The Rhine Delta structure has a number of possible applications in scholarly and non-scholarly text processing. Textual critics, and those who do not trust textual critics, will be able to to examine all the variant forms of a text separately and in parallel, with an apparatus keyed to whichever version they are reading at the moment. Those responsible for writing texts that must be prepared in various parallel, synchronized versions (system-specific software documentation, texts intermingling introductory overviews with esoteric digressions intended for later reading, project descriptions to be submitted to multiple funding agencies with different agendas, ...) will be able to create and maintain such documents more easily with a text editor that understands the basic concepts of textual variation and file synchronization. Collaborators could propose revisions or alternate readings in each other's texts without destroying the other alternatives, so that the document editor, in making the final version, can have all the suggestions laid out cleanly against each other.
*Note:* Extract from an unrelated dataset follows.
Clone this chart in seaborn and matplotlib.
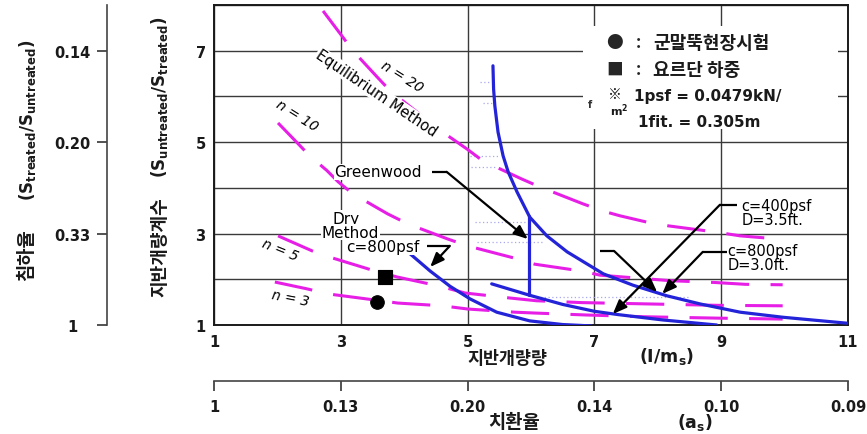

The structure here described has almost certainly been invented before, though not widely publicized. It has parallels with hypertext data structures (although it appears to be finer grained than most hypertext systems), as well as with transition networks and deterministic finite automata. Structures very like it have surely been used sporadically before. But though it would be foolhardy to claim much originality for the idea of the Rhine Delta, it seems worthwhile to consider it in some detail as a data structure and discover its characteristics, advantages, and drawbacks. Only such consideration can lead to improvements in our ability to handle the inescapable, recalcitrant, stubborn non-linearity of the texts we study and write.